Accumulation at Shared Variables

Shared variables are common in real programs. Consider

v1=x2, v_1 = x^2, v2=x3, v_2 = x^3, y=v1+v2. y = v_1 + v_2.

The input xx affects yy through both v1v_1 and v2v_2. Reverse mode must add both contributions:

xˉ=vˉ1v1x+vˉ2v2x. \bar x = \bar v_1 \frac{\partial v_1}{\partial x} + \bar v_2 \frac{\partial v_2}{\partial x}.

Since

vˉ1=1,vˉ2=1, \bar v_1 = 1, \qquad \bar v_2 = 1,

we get

xˉ=2x+3x2. \bar x = 2x + 3x^2.

A system that overwrites adjoints instead of accumulating them computes the wrong gradient. This is one of the most important implementation details in reverse mode.

Vector Outputs and Seed Adjoints

For a vector-valued function

f:RnRm, f : \mathbb{R}^n \to \mathbb{R}^m,

reverse mode does not directly compute the full Jacobian in one pass. Instead, it computes a vector-Jacobian product.

Given a seed vector

λRm, \lambda \in \mathbb{R}^m,

reverse mode computes

λJf(x), \lambda^\top J_f(x),

where

Jf(x)=fx. J_f(x) = \frac{\partial f}{\partial x}.

The scalar-output case is the special case m=1m = 1, where the seed is simply

λ=1. \lambda = 1.

This is why reverse mode is naturally suited to scalar losses. For multiple outputs, each independent seed gives one linear combination of Jacobian rows.

Reverse Mode as Transposed Linearization

Forward mode propagates tangents through the linearization of the program. Reverse mode propagates adjoints through the transpose of that linearization.

For a local operation

z=g(x), z = g(x),

the differential is

z˙=Jg(x)x˙. \dot z = J_g(x)\dot x.

Forward mode applies Jg(x)J_g(x) to a tangent vector.

Reverse mode applies the transpose:

xˉ=Jg(x)zˉ. \bar x = J_g(x)^\top \bar z.

This viewpoint is important because it separates the primal computation from the derivative computation. The forward pass evaluates the original program. The reverse pass evaluates transposed local linear maps in reverse order.

For a composition

y=gkgk1g1(x), y = g_k \circ g_{k-1} \circ \cdots \circ g_1(x),

the forward linearization is

Jy=JgkJgk1Jg1. J_y = J_{g_k} J_{g_{k-1}} \cdots J_{g_1}.

The reverse pass applies the transpose in the opposite order:

Jy=Jg1Jgk1Jgk.
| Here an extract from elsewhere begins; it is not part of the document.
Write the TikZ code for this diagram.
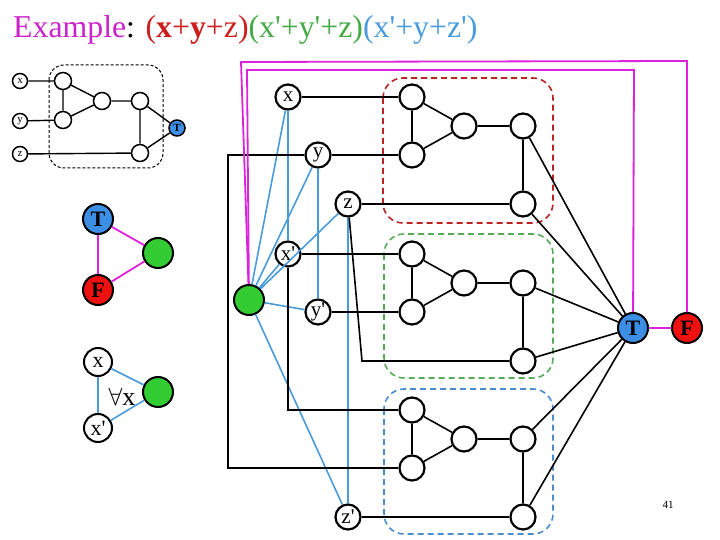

J_y^\top = J_{g_1}^\top \cdots J_{g_{k-1}}^\top J_{g_k}^\top.

That reversal is the mathematical reason reverse mode runs backward through the program trace.

Operational Meaning

Adjoint propagation gives each intermediate value a local responsibility: when the reverse pass reaches an operation, it distributes the output sensitivity to that operation’s inputs.

The operation does not need to know the whole program. It only needs its local derivative rule and the adjoint of its result.

This locality is what makes reverse mode modular. A large differentiable program can be built from primitive operations, each with a small backward rule. The global gradient emerges by applying the chain rule over the recorded execution.